Он обнял ее за талию, прижал к себе и прошептал:

— Удовольствие у меня внутри.

Лицо моей сестры было мрачным и упрямым, как в день экзамена. Картошка на сковороде подгорала, но она не обращала на это внимания, доказывая тем самым, что не стала нашей матерью, а осталась Синеситтой — бесплотной и неземной, — которую я обожала. Если я еще не выбрала пол, то не потому ли, что не решила — стать ли своей собственной сестрой или вступить с ней в связь?

— А если, — сказала она Коллену, напрягшись в его объятиях, — ты идешь и не ради удовольствия?

— За чем же я тогда иду?

— Чтобы уйти.

— Уйти куда? Теперь это мой единственный дом.

Он снисходительно усмехнулся. Что я больше всего ненавидела в жизни, так это видеть свою сестру в объятиях снисходительно усмехающегося мужчины, и думаю, многие люди обоих полов чувствуют в отношении своих сестер то же самое.

— Тошка! — безнадежно кричал Боб. — Тошка!

Стюарт поспешил к плите, выключил газ, переставил сковороду и вывалил картошку. У меня появилось подозрение, что моя сестра не долго будет заниматься кухней. Боб с любовью посмотрел на будущего шурина. Нет больших предателей, чем дети. У моего отца, служившего во Внутренних войсках Франции, было твердое мнение по этому поводу: французы, сотрудничавшие с немцами во время последней войны, просто еще не достигли зрелого возраста, и по этой причине история коллаборационизма более невероятна, поэтична и захватывающа по сравнению с историей Сопротивления, так как коллаборационизм — это история детей, а Сопротивление — история взрослых.

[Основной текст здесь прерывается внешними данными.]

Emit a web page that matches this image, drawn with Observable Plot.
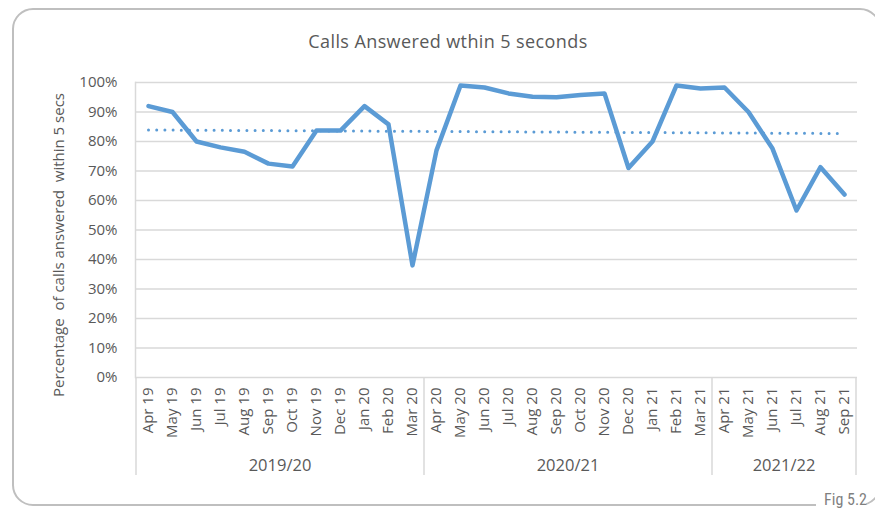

— Я куплю эту чертову отбивную и вернусь, — пообещал Коллен.

— Возьми мою сумку, — сказала Синеситта.

— Я не роюсь в дамских сумочках.

— Не знаю, не знаю.

— Чего ты не знаешь?

— Того, что тебе захочется сделать, когда тебе захочется это сделать. Я не желаю, чтобы ты в чем-то себя обделял, заставлял себя, и вообще, изменялся. Я хочу, чтобы ты оставался самим собой — ведь я люблю только тебя.

Коллен покачал головой — ошеломленно, насмешливо, гордясь величиной тех разрушений, которые всего за несколько дней произвел в сердце моей сестры. Он вышел, так и не взяв сумочку. А Синеситта осталась сидеть в полной прострации на стуле. Вот так неожиданно тяжкое бремя кормить Боба картошкой свалилось на меня. Коллен возвратился через полчаса. По его выражению, он обрыскал всю округу. Пока его не было, моя сестра ни разу не шелохнулась, и мне пришлось самой помыть тарелку Боба, вытереть его стул, а потом и его самого, потому что от него до неприличия воняло жареной картошкой.

— Я купил говяжий бифштекс, — сказал Стюарт, разворачивая пакет.

И Синеситта снова засуетилась, словно одного появления Коллена было достаточно, чтобы вырвать ее из того холодного и тревожного сна, в котором она пребывала на протяжении тридцати шести лет. Она поджарила Стюарту мясо, и мы смотрели, как он ест, дожевывая сами остатки картошки.